We often hear that a state agency cannot operate in 2017 on a 1987 budget (the last time politicians successfully raided your wallet at the gas pump). But the Department of Transportation is not really operating on the same basis as it was in 1987, or even just a few years ago.
The state budget contained approximately $1.3 billion for our roads and bridges in fiscal year 2005, when I entered the Senate. The state budget contained $2.2 billion for our infrastructure in the last fiscal year. We’re budgeting almost 70 percent more on our roads and bridges now than in 2005. Yet we’re told by politicians that this isn’t enough.
FILLING POTHOLES SHOULD COME BEFORE CUTTING RIBBONS.
The politicians tell us that you must pay more because more people live here.

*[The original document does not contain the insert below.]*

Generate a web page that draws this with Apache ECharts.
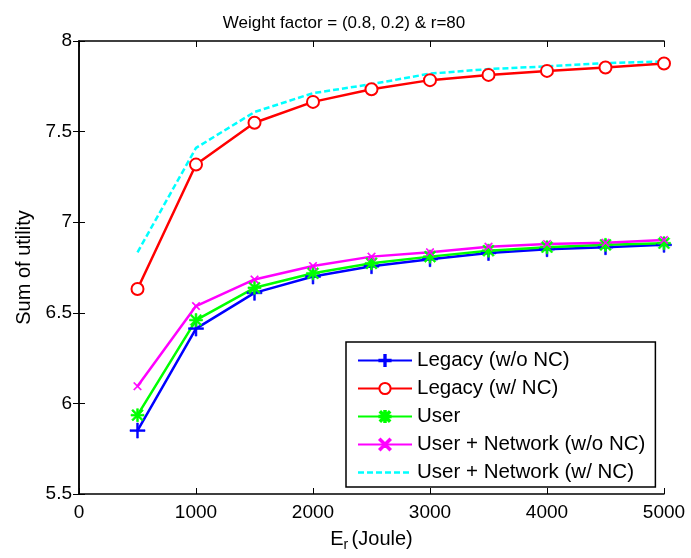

But the population has only grown by 15 percent since 2005. Our 70 percent spending growth should have accommodated a 15 percent population growth. Yet the politicians still say it is not enough.
Dumping more money into a broken system is not the solution to our roads problem. The answer lies in how we spend the money, and I support these few, simple changes to our infrastructure spending and governance policies.

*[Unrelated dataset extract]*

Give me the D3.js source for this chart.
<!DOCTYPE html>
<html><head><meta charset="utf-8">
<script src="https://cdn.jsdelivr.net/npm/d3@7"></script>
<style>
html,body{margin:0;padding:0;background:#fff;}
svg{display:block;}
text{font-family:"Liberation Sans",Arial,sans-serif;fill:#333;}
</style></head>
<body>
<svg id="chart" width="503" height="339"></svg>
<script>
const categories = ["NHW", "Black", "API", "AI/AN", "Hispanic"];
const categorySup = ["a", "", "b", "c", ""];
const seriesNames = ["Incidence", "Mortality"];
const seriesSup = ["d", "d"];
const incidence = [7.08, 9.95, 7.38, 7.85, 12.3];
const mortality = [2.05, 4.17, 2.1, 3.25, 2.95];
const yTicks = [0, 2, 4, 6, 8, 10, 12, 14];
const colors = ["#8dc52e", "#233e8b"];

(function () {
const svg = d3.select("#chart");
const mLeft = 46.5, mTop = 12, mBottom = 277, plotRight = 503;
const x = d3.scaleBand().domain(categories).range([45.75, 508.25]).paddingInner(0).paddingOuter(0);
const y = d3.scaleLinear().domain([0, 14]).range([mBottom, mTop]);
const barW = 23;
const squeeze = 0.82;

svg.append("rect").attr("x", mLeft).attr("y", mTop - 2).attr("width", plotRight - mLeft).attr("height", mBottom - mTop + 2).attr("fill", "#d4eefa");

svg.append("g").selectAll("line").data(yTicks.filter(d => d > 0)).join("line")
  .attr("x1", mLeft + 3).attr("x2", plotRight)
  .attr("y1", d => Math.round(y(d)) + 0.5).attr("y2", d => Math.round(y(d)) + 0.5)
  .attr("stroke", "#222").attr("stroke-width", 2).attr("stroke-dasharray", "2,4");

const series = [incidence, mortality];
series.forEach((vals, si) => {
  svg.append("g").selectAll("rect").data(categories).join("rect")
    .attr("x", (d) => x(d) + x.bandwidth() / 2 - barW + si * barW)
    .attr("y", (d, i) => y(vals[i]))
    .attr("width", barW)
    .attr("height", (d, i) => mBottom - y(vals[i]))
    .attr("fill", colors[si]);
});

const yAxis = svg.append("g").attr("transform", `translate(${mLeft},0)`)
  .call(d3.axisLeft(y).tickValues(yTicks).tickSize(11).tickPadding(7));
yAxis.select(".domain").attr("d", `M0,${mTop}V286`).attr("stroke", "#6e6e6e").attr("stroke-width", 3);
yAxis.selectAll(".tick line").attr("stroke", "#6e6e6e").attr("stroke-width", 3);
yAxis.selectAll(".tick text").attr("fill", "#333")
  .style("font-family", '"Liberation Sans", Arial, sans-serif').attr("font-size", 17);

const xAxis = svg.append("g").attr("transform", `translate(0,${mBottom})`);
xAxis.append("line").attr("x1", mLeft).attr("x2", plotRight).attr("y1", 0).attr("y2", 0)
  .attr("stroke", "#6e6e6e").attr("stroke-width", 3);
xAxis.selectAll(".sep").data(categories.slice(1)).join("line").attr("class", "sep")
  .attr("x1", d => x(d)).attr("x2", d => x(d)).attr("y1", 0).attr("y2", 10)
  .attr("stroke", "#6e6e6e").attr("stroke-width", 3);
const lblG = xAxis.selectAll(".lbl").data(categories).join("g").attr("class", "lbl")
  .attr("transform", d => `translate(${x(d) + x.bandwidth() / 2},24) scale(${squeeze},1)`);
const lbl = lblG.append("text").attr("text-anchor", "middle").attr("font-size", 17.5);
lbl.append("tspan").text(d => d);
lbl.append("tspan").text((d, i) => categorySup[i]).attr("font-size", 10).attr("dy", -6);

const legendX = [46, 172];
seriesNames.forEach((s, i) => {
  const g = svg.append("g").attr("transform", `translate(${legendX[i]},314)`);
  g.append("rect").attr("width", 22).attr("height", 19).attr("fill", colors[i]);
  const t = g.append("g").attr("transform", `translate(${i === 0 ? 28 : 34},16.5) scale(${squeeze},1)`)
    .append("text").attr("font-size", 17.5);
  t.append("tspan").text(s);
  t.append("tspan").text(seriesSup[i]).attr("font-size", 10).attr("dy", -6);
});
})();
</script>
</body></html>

We have to remove politics from infrastructure spending, and that means eliminating the politically appointed, and therefore politically motivated, Transportation Commission in favor of a Cabinet agency headed by a gubernatorial appointee.

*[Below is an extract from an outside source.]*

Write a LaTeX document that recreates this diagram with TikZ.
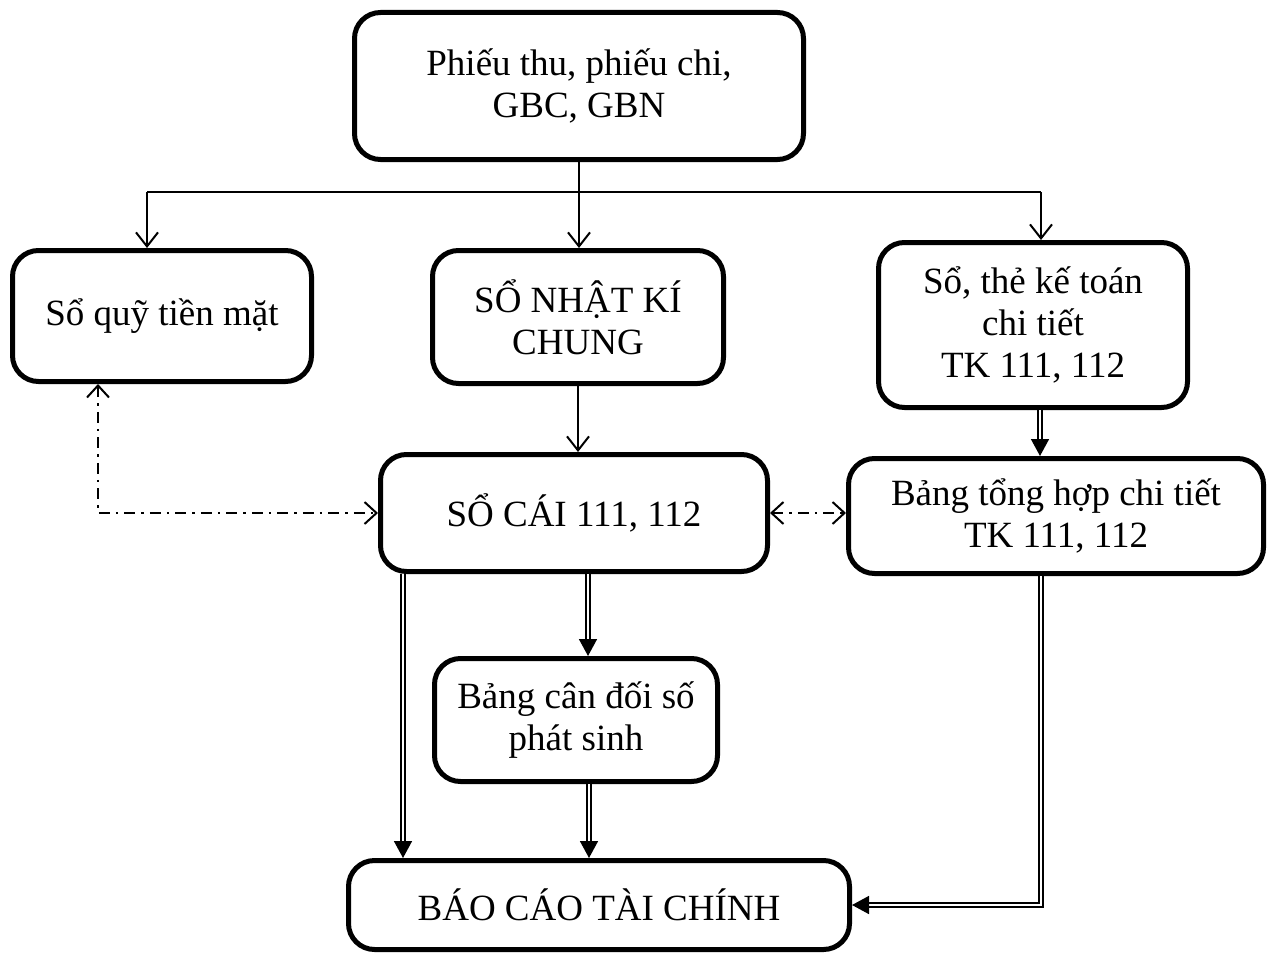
\documentclass[tikz,border=0pt]{standalone}
\usepackage{fontspec}
\setmainfont{Liberation Serif}
\usetikzlibrary{arrows.meta,calc}
\begin{document}
\begin{tikzpicture}[x=1pt,y=-1pt,
  box/.style={draw, line width=5pt, rounded corners=26pt, align=center,
    font=\fontsize{37}{42}\selectfont, inner sep=0pt},
  thinline/.style={line width=2pt},
  openarr/.style={thinline, -{Straight Barb[length=14pt,width=22pt]}},
  dbl/.style={double, double distance=2.5pt, line width=1.6pt,
    -{Triangle[length=17pt,width=18pt]}},
  dashdot/.style={thinline, dash pattern=on 11pt off 6pt on 2.5pt off 6pt,
    {Straight Barb[length=12pt,width=22pt]}-{Straight Barb[length=12pt,width=22pt]}}
]
\useasboundingbox (0,0) rectangle (1276,955);

% boxes
\node[box, minimum width=449pt, minimum height=147pt] (top) at (579,86)
  {Phiếu thu, phiếu chi,\\GBC, GBN};
\node[box, minimum width=299pt, minimum height=131pt] (quy) at (162,316)
  {Sổ quỹ tiền mặt};
\node[box, minimum width=291pt, minimum height=133pt] (nkc) at (578,317)
  {SỔ NHẬT KÍ\\CHUNG};
\node[box, minimum width=309pt, minimum height=165pt] (ct) at (1033,325)
  {Sổ, thẻ kế toán\\chi tiết\\TK 111, 112};
\node[box, minimum width=387pt, minimum height=117pt] (sc) at (574,513)
  {SỔ CÁI 111, 112};
\node[box, minimum width=415pt, minimum height=115pt] (bth) at (1056,516)
  {Bảng tổng hợp chi tiết\\TK 111, 112};
\node[box, minimum width=283pt, minimum height=123pt] (cd) at (576,720)
  {Bảng cân đối số\\phát sinh};
\node[box, minimum width=501pt, minimum height=89pt] (bc) at (599,905)
  {BÁO CÁO TÀI CHÍNH};

% distribution from the source documents
\coordinate (bl) at (147,192);
\coordinate (br) at (1041,192);
\draw[thinline] (bl) -- (br);
\draw[openarr] (top.south) -- (top.south |- nkc.north);
\draw[openarr] (bl) -- (bl |- quy.north);
\draw[openarr] (br) -- (br |- ct.north);
\draw[openarr] (nkc.south) -- (nkc.south |- sc.north);

% cross-checks
\draw[dashdot] ([xshift=-64pt]quy.south) |- (sc.west);
\draw[dashdot] (sc.east) -- (sc.east -| bth.west);

% summary flows
\draw[dbl] ([xshift=7pt]ct.south) -- ([xshift=7pt]ct.south |- bth.north);
\draw[dbl] ([xshift=-171pt]sc.south) -- ([xshift=-171pt]sc.south |- bc.north);
\draw[dbl] ([xshift=14pt]sc.south) -- ([xshift=14pt]sc.south |- cd.north);
\draw[dbl] ([xshift=13pt]cd.south) -- ([xshift=13pt]cd.south |- bc.north);
\draw[dbl] ([xshift=-15pt]bth.south) |- (bc.east);
\end{tikzpicture}
\end{document}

SIMPLY TAKING MORE MONEY OUT OF YOUR WALLET, WITHOUT CHANGING ANYTHING ABOUT THE BUSINESS AS USUAL, WON’T HELP US UNCLOG THE DRAIN IN COLUMBIA.
One person, elected statewide, would be accountable for our roads and bridges. Taxpayers could decide every four years if that person is doing the job and make a change if they so choose.
We must transfer local roads to local governments, with the requisite funding, and allow local taxpayers to make local decisions through their locally elected officials.
Filling potholes should come before cutting ribbons. We must prioritize, in statute, maintenance and repair over new construction. The state spends far more on new construction than on fixing the existing roads and bridges.
We must abolish the State Transportation Infrastructure Bank. It was created to fund the needed Ravenel Bridge in Charleston. But since then, it has become a piggy bank for politically popular projects that further seep money away from maintenance and repair — and raise our debt. It must go away.
I believe that the adoption of these reforms will make a huge difference in the condition of our roads and bridges. Simply taking more money out of your wallet, without changing anything about the business as usual, won’t help us unclog the drain in Columbia.